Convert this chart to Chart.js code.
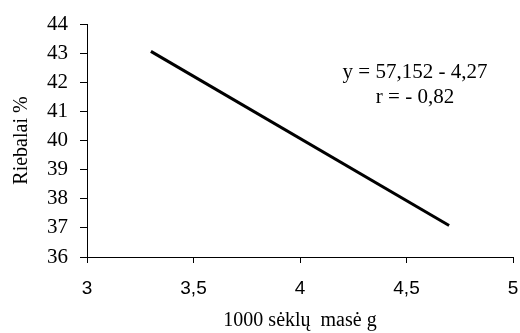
<!DOCTYPE html>
<html>
<head>
<meta charset="utf-8">
<script src="https://cdn.jsdelivr.net/npm/chart.js@4"></script>
<style>
  html, body { margin: 0; padding: 0; background: #fff; }
  #wrap { width: 520px; height: 333px; }
</style>
</head>
<body>
<div id="wrap"><canvas id="chart"></canvas></div>
<script>
// regression line endpoints
const lineX = [3.3, 4.7];
const lineY = [43.06, 37.08];
const xTicks = [3, 3.5, 4, 4.5, 5];
const yTicks = [36, 37, 38, 39, 40, 41, 42, 43, 44];
const equationText = ["y = 57,152 - 4,27", "r = - 0,82"];

const serif = "'Liberation Serif', 'Times New Roman', serif";
const sans = "'Liberation Sans', Arial, sans-serif";

// draws the equation text inside the plot
const equationPlugin = {
    id: "equation",
    afterDatasetsDraw(chart) {
        const { ctx, scales } = chart;
        ctx.save();
        ctx.fillStyle = "#000";
        ctx.font = "21px " + serif;
        ctx.textAlign = "center";
        ctx.textBaseline = "middle";
        const cx = scales.x.getPixelForValue(4.54);
        ctx.fillText(equationText[0], cx, scales.y.getPixelForValue(42.35));
        ctx.fillText(equationText[1], cx, scales.y.getPixelForValue(41.46));
        ctx.restore();
    }
};

const ctx = document.getElementById("chart").getContext("2d");
new Chart(ctx, {
    type: "scatter",
    data: {
        datasets: [{
            data: lineX.map((x, i) => ({ x, y: lineY[i] })),
            showLine: true,
            borderColor: "#000",
            borderWidth: 3,
            pointRadius: 0,
            fill: false
        }]
    },
    options: {
        responsive: true,
        maintainAspectRatio: false,
        animation: false,
        layout: { padding: { top: 24, right: 7, left: 0, bottom: 0 } },
        plugins: {
            legend: { display: false },
            tooltip: { enabled: false }
        },
        scales: {
            x: {
                type: "linear",
                min: 3,
                max: 5,
                afterBuildTicks: axis => { axis.ticks = xTicks.map(v => ({ value: v })); },
                afterFit: axis => {
                    axis.height = 76;
                    axis.paddingLeft = 0;
                    axis.paddingRight = 0;
                },
                grid: { drawOnChartArea: false, drawTicks: true, tickLength: 6, color: "#000" },
                border: { color: "#000", width: 1 },
                ticks: {
                    color: "#000",
                    padding: 14,
                    font: { family: sans, size: 19 },
                    callback: v => String(v).replace(".", ",")
                },
                title: {
                    display: true,
                    text: "1000 sėklų  masė g",
                    color: "#000",
                    font: { family: serif, size: 20 },
                    padding: { top: 6, bottom: 0 }
                }
            },
            y: {
                min: 36,
                max: 44,
                afterBuildTicks: axis => { axis.ticks = yTicks.map(v => ({ value: v })); },
                afterFit: axis => {
                    axis.width = 87;
                    axis.paddingTop = 0;
                    axis.paddingBottom = 0;
                },
                grid: { drawOnChartArea: false, drawTicks: true, tickLength: 7, color: "#000" },
                border: { color: "#000", width: 1 },
                ticks: {
                    color: "#000",
                    padding: 12,
                    font: { family: serif, size: 21 }
                },
                title: {
                    display: true,
                    text: "Riebalai %",
                    color: "#000",
                    font: { family: serif, size: 20 },
                    padding: { top: 10, bottom: 0 }
                }
            }
        }
    },
    plugins: [equationPlugin]
});
</script>
</body>
</html>
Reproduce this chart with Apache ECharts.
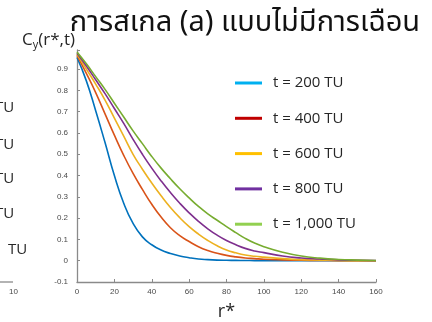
<!DOCTYPE html>
<html>
<head>
<meta charset="utf-8">
<script src="https://cdn.jsdelivr.net/npm/echarts@6/dist/echarts.min.js"></script>
<style>
  html, body { margin: 0; padding: 0; background: #fff; }
  #chart { width: 432px; height: 322px; }
</style>
</head>
<body>
<div id="chart"></div>
<script>
// Radial distance r* (sample points)
const rStar = [0, 5, 10, 15, 20, 25, 30, 35, 40, 45, 50, 55, 60, 65, 70, 75, 80, 85, 90, 95, 100, 110, 120, 130, 140, 150, 160];

// C_y(r*, t) for each time
const cT200  = [0.955, 0.845, 0.705, 0.555, 0.40, 0.27, 0.175, 0.112, 0.075, 0.05, 0.034, 0.022, 0.014, 0.008, 0.005, 0.003, 0.002, 0.0015, 0.001, 0.0005, 0, 0, 0, 0, 0, 0, 0];
const cT400  = [0.965, 0.88, 0.79, 0.69, 0.59, 0.495, 0.41, 0.335, 0.265, 0.205, 0.155, 0.118, 0.09, 0.066, 0.048, 0.035, 0.025, 0.018, 0.013, 0.01, 0.007, 0.004, 0.002, 0.001, 0.0005, 0, 0];
const cT600  = [0.97, 0.90, 0.83, 0.755, 0.67, 0.585, 0.50, 0.43, 0.365, 0.305, 0.25, 0.202, 0.16, 0.125, 0.095, 0.07, 0.05, 0.037, 0.027, 0.021, 0.017, 0.01, 0.005, 0.003, 0.001, 0.0005, 0];
const cT800  = [0.975, 0.915, 0.85, 0.785, 0.715, 0.645, 0.57, 0.50, 0.435, 0.375, 0.32, 0.27, 0.225, 0.185, 0.15, 0.12, 0.095, 0.075, 0.058, 0.046, 0.038, 0.022, 0.013, 0.008, 0.004, 0.002, 0.001];
const cT1000 = [0.98, 0.925, 0.865, 0.805, 0.74, 0.675, 0.61, 0.55, 0.49, 0.435, 0.385, 0.338, 0.295, 0.255, 0.22, 0.19, 0.16, 0.132, 0.105, 0.083, 0.066, 0.04, 0.022, 0.012, 0.006, 0.003, 0.001];

const seriesNames = ['t = 200 TU', 't = 400 TU', 't = 600 TU', 't = 800 TU', 't = 1,000 TU'];
const seriesValues = [cT200, cT400, cT600, cT800, cT1000];
const lineColors = ['#0072BD', '#D95319', '#EDB120', '#7E2F8E', '#77AC30'];
const legendColors = ['#00B0F0', '#C00000', '#FFC000', '#7030A0', '#92D050'];

const titleText = 'การสเกล (a) แบบไม่มีการเฉือน';
const thaiFont = "'Noto Sans Thai', 'Noto Sans Thai UI', 'Leelawadee UI', Tahoma, 'Noto Sans', 'DejaVu Sans', sans-serif";
const uiFont = "'Open Sans', 'Noto Sans', 'DejaVu Sans', sans-serif";
const tickFont = "'Liberation Sans', Arial, sans-serif";

const chart = echarts.init(document.getElementById('chart'), null, { renderer: 'canvas' });

const series = seriesNames.map((name, i) => ({
  name: name,
  type: 'line',
  data: rStar.map((r, k) => [r, seriesValues[i][k]]),
  smooth: 0.5,
  showSymbol: false,
  lineStyle: { color: lineColors[i], width: 1.6 },
  itemStyle: { color: lineColors[i] },
  z: 2 + i
}));

chart.setOption({
  backgroundColor: '#ffffff',
  animation: false,
  title: {
    text: titleText,
    left: 240,
    textAlign: 'center',
    top: 6,
    textStyle: { fontFamily: thaiFont, fontSize: 29, fontWeight: 'normal', color: '#111' }
  },
  grid: { left: 77, right: 56, top: 50, bottom: 40, containLabel: false, outerBoundsMode: 'none' },
  legend: {
    orient: 'vertical',
    left: 235,
    top: 74,
    padding: 0,
    icon: 'rect',
    itemWidth: 27,
    itemHeight: 3,
    itemGap: 17.3,
    textStyle: { fontFamily: uiFont, fontSize: 15, color: '#262626', lineHeight: 18, padding: [0, 0, 0, 6] },
    data: seriesNames.map((n, i) => ({ name: n, itemStyle: { color: legendColors[i] } }))
  },
  xAxis: {
    type: 'value',
    min: 0,
    max: 160,
    interval: 20,
    name: 'r*',
    nameLocation: 'middle',
    nameGap: 21,
    nameTextStyle: { fontFamily: uiFont, fontSize: 18, color: '#262626' },
    axisLine: { show: true, onZero: false, lineStyle: { color: '#8a8a8a', width: 1.3 } },
    axisTick: { show: true, inside: true, length: 3, lineStyle: { color: '#8a8a8a' } },
    axisLabel: { fontFamily: tickFont, fontSize: 8, color: '#4a4a4a', margin: 6 },
    splitLine: { show: false }
  },
  yAxis: {
    type: 'value',
    min: -0.1,
    max: 0.99,
    interval: 0.1,
    name: '{a|C}{b|y}{a|(r*,t)}',
    nameLocation: 'end',
    nameGap: 0,
    nameTextStyle: {
      align: 'right',
      padding: [0, 2, 0, 0],
      rich: {
        a: { fontFamily: uiFont, fontSize: 17, color: '#262626', lineHeight: 20 },
        b: { fontFamily: uiFont, fontSize: 11, color: '#262626', lineHeight: 12, verticalAlign: 'bottom' }
      }
    },
    axisLine: { show: true, onZero: false, lineStyle: { color: '#8a8a8a', width: 1.3 } },
    axisTick: { show: true, inside: true, length: 3, lineStyle: { color: '#8a8a8a' } },
    axisLabel: {
      fontFamily: tickFont, fontSize: 8, color: '#4a4a4a', margin: 9,
      formatter: function (v) {
        const k = Math.round(v * 10);
        if (Math.abs(v * 10 - k) > 1e-6) return '';
        return k === 0 ? '0' : (k / 10).toFixed(1);
      }
    },
    splitLine: { show: false }
  },
  graphic: [
    // fragments of the neighbouring panel at the left edge
    { type: 'text', left: -5, top: 100, style: { text: 'TU', font: '15px ' + uiFont, fill: '#262626' } },
    { type: 'text', left: -5, top: 137, style: { text: 'TU', font: '15px ' + uiFont, fill: '#262626' } },
    { type: 'text', left: -5, top: 171, style: { text: 'TU', font: '15px ' + uiFont, fill: '#262626' } },
    { type: 'text', left: -5, top: 206, style: { text: 'TU', font: '15px ' + uiFont, fill: '#262626' } },
    { type: 'text', left: 8, top: 242, style: { text: 'TU', font: '15px ' + uiFont, fill: '#262626' } },
    { type: 'line', shape: { x1: 0, y1: 282, x2: 13, y2: 282 }, style: { stroke: '#8a8a8a', lineWidth: 1.3 } },
    { type: 'text', left: 9, top: 288, style: { text: '10', font: '8px ' + tickFont, fill: '#4a4a4a' } }
  ],
  series: series
});
</script>
</body>
</html>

::::::

● **Instructions to follow**: Of the lines above, copy only those from the one holding "Reproduce this chart with Apache ECharts." to the one holding "140, 150, 160];", both included, and exclude every image.

● **Exercise answer**:
Reproduce this chart with Apache ECharts.
<!DOCTYPE html>
<html>
<head>
<meta charset="utf-8">
<script src="https://cdn.jsdelivr.net/npm/echarts@6/dist/echarts.min.js"></script>
<style>
  html, body { margin: 0; padding: 0; background: #fff; }
  #chart { width: 432px; height: 322px; }
</style>
</head>
<body>
<div id="chart"></div>
<script>
// Radial distance r* (sample points)
const rStar = [0, 5, 10, 15, 20, 25, 30, 35, 40, 45, 50, 55, 60, 65, 70, 75, 80, 85, 90, 95, 100, 110, 120, 130, 140, 150, 160];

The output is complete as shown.